California beat New York by a couple hours April 4 to become the first state to raise its minimum wages to $15. The new law is a huge victory for advocates who had previously only seen success on the city level.

Now, businesses are already starting to leave the state in response to the upcoming increase.

“It’s been less than a month since California passed legislation to hike the minimum wage to $15 and disastrous impacts are already being felt,” America Rising Squared Communications Director Jeremy Adler said in a statement to The Daily Caller News Foundation. “Between companies leaving the state, employees being laid off and workers getting replaced by robotic automation, it’s clear that the economic consequences of this move will only serve to hurt workers and the private sector.”

Supporters of the minimum wage increase argue it could help lift people out of poverty. The opposition warns raising the minimum wage to $15 an hour could actually hurt the very people it’s supposed to help. Employers could be forced to cutback workforces or raise prices to overcome the added cost of labor.

California Composites, which makes airplane parts, announced Monday it will have to leave the state, reports KPCC. Five Loaves Two Fish Clothing’s owner told KOGO the new law will be devastating for her business.

Inland Empire Economist John Husing told the Los Angeles Daily News the increase will likely cause more businesses to automate. Low-skilled jobs like cashiers which have allowed young people to enter the workforce are starting to be done by touchscreen computers and machines.

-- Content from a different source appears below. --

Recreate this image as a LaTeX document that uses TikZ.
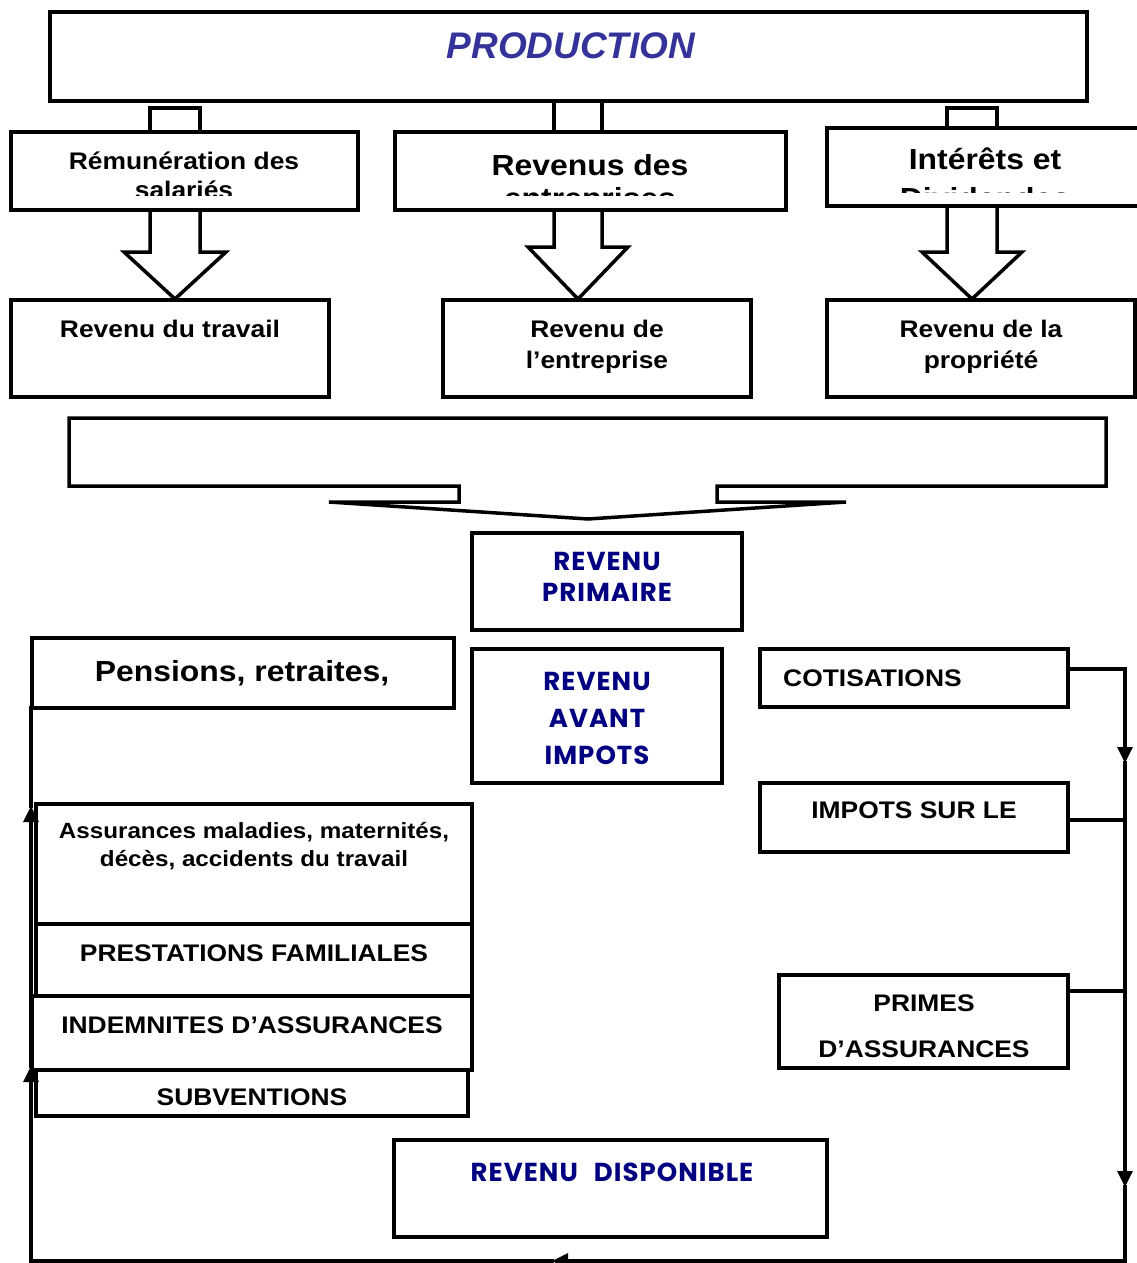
\documentclass[tikz,border=0pt]{standalone}
\usepackage{fontspec}
\setmainfont{Liberation Sans}[FakeStretch=1.1]
\newfontfamily\prodfont{Liberation Sans}
\newfontfamily\comicfont{Poppins}[LetterSpace=4]
\usetikzlibrary{arrows.meta}
\definecolor{prodblue}{RGB}{51,51,153}
\definecolor{navyblue}{RGB}{0,0,128}
\newcommand\bx[5]{\node[box, minimum width={(#4)-(#2)}, minimum height={(#5)-(#3)}] (#1) at (#2,#3) {};}
\begin{document}
\begin{tikzpicture}[x=1pt,y=-1pt,
  box/.style={draw, line width=3.5pt, inner sep=0pt, outer sep=0pt, anchor=north west},
  shapeline/.style={line width=3.5pt, line join=miter},
  conn/.style={line width=3.2pt, line cap=rect},
  tip/.style={-{Triangle[length=16pt,width=15pt]}},
  txt/.style={inner sep=0pt, anchor=base, font=\bfseries\fontsize{24}{28}\selectfont},
  bigtxt/.style={inner sep=0pt, anchor=base, font=\bfseries\fontsize{29}{34}\selectfont},
  smalltxt/.style={inner sep=0pt, anchor=base, font=\bfseries\fontsize{22}{26}\selectfont},
  bluetxt/.style={inner sep=0pt, anchor=base, text=navyblue, font=\comicfont\bfseries\fontsize{26}{30}\selectfont},
]
\useasboundingbox (0,0) rectangle (1137,1263);

% PRODUCTION
\bx{prod}{50}{12}{1087}{101}
\node[inner sep=0pt, anchor=base, text=prodblue, font=\prodfont\bfseries\itshape\fontsize{37}{42}\selectfont] (prodt) at (571,59) {PRODUCTION};

% small stems under PRODUCTION
\draw[shapeline] (150,132) -- (150,108) -- (200,108) -- (200,132);
\draw[shapeline] (554,101) -- (554,132);
\draw[shapeline] (602,101) -- (602,132);
\draw[shapeline] (947,128) -- (947,108) -- (997,108) -- (997,128);

% second row boxes
\bx{rem}{11}{132}{358}{210}
\bx{rev}{395}{132}{786}{210}
\bx{int}{827}{128}{1150}{206}
\begin{scope}
  \clip (11,132) rectangle (358,195);
  \node[txt] (remt1) at (184,169) {Rémunération des};
  \node[txt] (remt2) at (184,198) {salariés};
\end{scope}
\begin{scope}
  \clip (395,132) rectangle (786,195);
  \node[bigtxt] (revt1) at (590,175) {Revenus des};
  \node[bigtxt] (revt2) at (590,208) {entreprises};
\end{scope}
\begin{scope}
  \clip (827,128) rectangle (1150,192);
  \node[bigtxt] (intt1) at (985,169) {Intérêts et};
  \node[bigtxt] (intt2) at (985,208) {Dividendes};
\end{scope}

% hollow arrows
\draw[shapeline] (150,210) -- (150,252) -- (124,252) -- (175,299) -- (226,252) -- (200,252) -- (200,210);
\draw[shapeline] (554,210) -- (554,247) -- (528,247) -- (578,299) -- (628,247) -- (602,247) -- (602,210);
\draw[shapeline] (947,206) -- (947,252) -- (922,252) -- (972,299) -- (1022,252) -- (997,252) -- (997,206);

% third row boxes
\bx{trav}{11}{300}{329}{397}
\bx{entr}{443}{300}{751}{397}
\bx{prop}{827}{300}{1135}{397}
\node[txt] (travt) at (170,337) {Revenu du travail};
\node[txt] (entrt1) at (597,337) {Revenu de};
\node[txt] (entrt2) at (597,368) {l’entreprise};
\node[txt] (propt1) at (981,337) {Revenu de la};
\node[txt] (propt2) at (981,368) {propriété};

% funnel shape
\draw[shapeline] (459,486) -- (69,486) -- (69,418) -- (1106,418) -- (1106,486) -- (717,486) -- (717,502) -- (846,502) -- (588,519) -- (329,502) -- (459,502) -- cycle;

% REVENU PRIMAIRE
\bx{prim}{472}{533}{742}{630}
\node[bluetxt] (primt1) at (607,570) {REVENU};
\node[bluetxt] (primt2) at (607,601) {PRIMAIRE};

% REVENU AVANT IMPOTS
\bx{avant}{472}{649}{722}{783}
\node[bluetxt] (avt1) at (597,690) {REVENU};
\node[bluetxt] (avt2) at (597,727) {AVANT};
\node[bluetxt] (avt3) at (597,764) {IMPOTS};

% left column
\bx{pen}{32}{638}{454}{708}
\node[bigtxt] (pent) at (242,681) {Pensions, retraites,};
\bx{assu}{36}{804}{472}{924}
\node[smalltxt] (assut1) at (254,838) {Assurances maladies, maternités,};
\node[smalltxt] (assut2) at (254,866) {décès, accidents du travail};
\bx{presta}{36}{924}{472}{996}
\node[txt] (prestat) at (254,961) {PRESTATIONS FAMILIALES};
\bx{indem}{32}{996}{472}{1070}
\node[txt] (indemt) at (252,1033) {INDEMNITES D’ASSURANCES};
\bx{subv}{36}{1070}{468}{1116}
\node[txt] (subvt) at (252,1105) {SUBVENTIONS};

% right column
\bx{cot}{760}{649}{1068}{707}
\node[txt, anchor=base west] (cott) at (783,686) {COTISATIONS};
\bx{imp}{760}{783}{1068}{852}
\node[txt] (impt) at (914,818) {IMPOTS SUR LE};
\bx{pri}{779}{975}{1068}{1068}
\node[txt] (prit1) at (924,1011) {PRIMES};
\node[txt] (prit2) at (924,1057) {D’ASSURANCES};

% REVENU DISPONIBLE
\bx{disp}{394}{1140}{827}{1237}
\node[bluetxt] (dispt) at (612,1181) {REVENU\hspace{16pt}DISPONIBLE};

% circuit connectors
\coordinate (rtop) at (1125,669);
\coordinate (ra1) at (1125,763);
\coordinate (ra2) at (1125,1187);
\coordinate (rbot) at (1125,1261);
\coordinate (ba) at (552,1261);
\coordinate (lbot) at (31,1261);
\coordinate (la2) at (31,1066);
\coordinate (la1) at (31,806);
\coordinate (cj) at ([yshift=9pt]cot.east);
\coordinate (ij) at ([yshift=-2.5pt]imp.east);
\coordinate (pj) at ([yshift=30.5pt]pri.east);
\draw[conn] (cj) -- (rtop);
\draw[conn] (ij) -- (ij -| rtop);
\draw[conn] (pj) -- (pj -| rtop);
\draw[conn, tip] (rtop) -- (ra1);
\draw[conn, tip] (ra1) -- (ra2);
\draw[conn] (ra2) -- (rbot);
\draw[conn, tip] (rbot) -- (ba);
\draw[conn] (ba) -- (lbot);
\draw[conn, tip] (lbot) -- (la2);
\draw[conn, tip] (la2) -- (la1);
\draw[conn] (la1) -- (la1 |- pen.south);
\end{tikzpicture}
\end{document}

The Fight for $15 movement has been at the forefront of the minimum wage push. It has utilized rallies and media marketing campaigns to advocate for the policy. In just a few years the movement has made the increase an important policy issue. It has been marketed as a grassroots movement, but skeptics express doubt.

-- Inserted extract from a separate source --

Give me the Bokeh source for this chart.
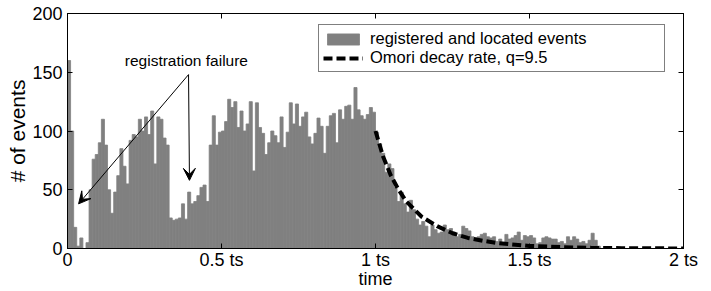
import numpy as np
from bokeh.plotting import figure
from bokeh.models import (Range1d, LinearAxis, FixedTicker, Label, Arrow, VeeHead,
                          Legend, LegendItem, ColumnDataSource)
from bokeh.embed import file_html
from bokeh.resources import INLINE

# ---------------- data ----------------
bin_width = 0.01  # in units of ts
counts = [
    160, 100, 18, 2, 9, 0, 5, 50, 76, 80,
    90, 110, 88, 50, 30, 48, 62, 85, 70, 55,
    92, 97, 95, 110, 100, 112, 97, 117, 72, 112,
    110, 94, 88, 26, 24, 25, 26, 38, 25, 48,
    38, 40, 45, 52, 54, 40, 88, 113, 88, 99,
    100, 108, 127, 120, 125, 103, 117, 100, 106, 125,
    66, 124, 103, 98, 80, 90, 100, 96, 90, 112,
    86, 99, 124, 106, 123, 104, 112, 116, 95, 89,
    98, 111, 104, 81, 104, 113, 115, 90, 118, 110,
    121, 122, 110, 137, 118, 113, 110, 114, 120, 116,
    99, 89, 81, 65, 72, 68, 52, 40, 48, 38,
    31, 41, 33, 25, 20, 23, 19, 10, 20, 16,
    13, 14, 20, 16, 17, 14, 10, 12, 19, 17,
    15, 10, 9, 10, 12, 13, 10, 9, 10, 6,
    8, 5, 12, 8, 9, 11, 14, 7, 11, 10,
    11, 9, 4, 5, 9, 10, 9, 8, 8, 5,
    6, 4, 10, 7, 10, 8, 5, 6, 4, 7,
    13, 7, 2,
]

omori_t = [1.0, 1.025, 1.05, 1.075, 1.1, 1.15, 1.2, 1.25, 1.3, 1.35, 1.4,
           1.5, 1.6, 1.7, 1.8, 1.9, 2.0]
omori_rate = [100, 78, 62, 50, 40, 27, 19, 13, 9, 6.5, 4.5,
              2.2, 1.2, 0.6, 0.3, 0.15, 0.05]

x_tick_values = [0, 0.5, 1, 1.5, 2]
x_tick_labels = ["0", "0.5 ts", "1 ts", "1.5 ts", "2 ts"]
y_tick_values = [0, 50, 100, 150, 200]

x_title = "time"
y_title = "# of events"
legend_labels = ["registered and located events", "Omori decay rate, q=9.5"]
annotation_text = "registration failure"
annot_text_pos = (0.386, 160)
annot_arrow_start = (0.393, 148)
annot_arrow_ends = [(0.036, 38), (0.396, 58)]

FONT = "Liberation Sans"

# ---------------- figure ----------------
p = figure(width=711, height=291, output_backend="svg", toolbar_location=None,
           x_range=Range1d(0, 2), y_range=Range1d(0, 200),
           min_border_left=67, min_border_right=28, min_border_top=13,
           min_border_bottom=43)
p.background_fill_color = "white"
p.border_fill_color = "white"
p.grid.visible = False
p.outline_line_color = "black"
p.outline_line_width = 1

centers = [(i + 0.5) * bin_width for i in range(len(counts))]
src = ColumnDataSource(dict(x=centers, top=counts))
bars = p.vbar(x="x", top="top", width=bin_width, bottom=0, source=src,
              fill_color="#808080", line_color="#808080", line_width=0.8)

line = p.line(omori_t, omori_rate, line_color="black", line_width=4,
              line_dash="9 4")

# axes styling
def style_axis(ax, show_labels=True):
    ax.major_tick_in = 5
    ax.major_tick_out = 0
    ax.minor_tick_line_color = None
    ax.axis_line_color = "black"
    ax.major_tick_line_color = "black"
    if show_labels:
        ax.major_label_text_font = FONT
        ax.major_label_text_font_size = "18px"
        ax.major_label_text_color = "black"
        ax.major_label_standoff = 5
        ax.axis_label_text_font = FONT
        ax.axis_label_text_font_size = "18px"
        ax.axis_label_text_font_style = "normal"
        ax.axis_label_text_color = "black"
    else:
        ax.major_label_text_font_size = "0px"
        ax.major_label_standoff = 0

xax = p.xaxis[0]
xax.ticker = FixedTicker(ticks=x_tick_values)
xax.major_label_overrides = {k: v for k, v in zip(x_tick_values, x_tick_labels)}
style_axis(xax)
xax.axis_label = x_title
xax.major_label_standoff = 1
xax.axis_label_standoff = -4

yax = p.yaxis[0]
yax.ticker = FixedTicker(ticks=y_tick_values)
style_axis(yax)
yax.axis_label = y_title
yax.axis_label_text_font_size = "21px"
yax.axis_label_standoff = 0

top_ax = LinearAxis(ticker=FixedTicker(ticks=x_tick_values))
style_axis(top_ax, show_labels=False)
p.add_layout(top_ax, "above")
right_ax = LinearAxis(ticker=FixedTicker(ticks=y_tick_values))
style_axis(right_ax, show_labels=False)
p.add_layout(right_ax, "right")

# annotation
p.add_layout(Label(x=annot_text_pos[0], y=annot_text_pos[1], text=annotation_text,
                   text_font=FONT, text_font_size="15.5px", text_align="center",
                   text_baseline="middle", text_color="black"))
for (xe, ye) in annot_arrow_ends:
    p.add_layout(Arrow(end=VeeHead(size=12, fill_color="black", line_color="black"),
                       x_start=annot_arrow_start[0], y_start=annot_arrow_start[1],
                       x_end=xe, y_end=ye, line_color="black", line_width=1))

legend = Legend(items=[LegendItem(label=legend_labels[0], renderers=[bars]),
                       LegendItem(label=legend_labels[1], renderers=[line])],
                location=(251, 176))
legend.border_line_color = "black"
legend.border_line_width = 1
legend.background_fill_color = "white"
legend.background_fill_alpha = 1
legend.glyph_width = 40
legend.glyph_height = 14
legend.label_standoff = 7
legend.label_width = 290
legend.padding = 4
legend.spacing = 0
legend.margin = 0
legend.label_text_font = FONT
legend.label_text_font_size = "16.5px"
legend.label_text_color = "black"
p.add_layout(legend)

open("out.html", "w").write(file_html(p, INLINE))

The Service Employees International Union (SEIU) indirectly spent $18.6 million on the movement in the past year alone. Some have accused the movement as being an organizing drive for the SEIU since unions are restricted by law on how they can unionize workers. Nonunion labor groups aren’t restricted in the same way but are forbidden from organizing workers without filing a petition for an election.

The nonpartisan Congressional Budget Office found both positive and negative results from increasing the minimum wage. It found any increase in the minimum wage will likely result in at least some job loss. The University of California, Berkeley found in a recent study that having less people in poverty outweighs the potential job loss.

The Fight for $15 movement did not respond to a request for comment TheDCNF.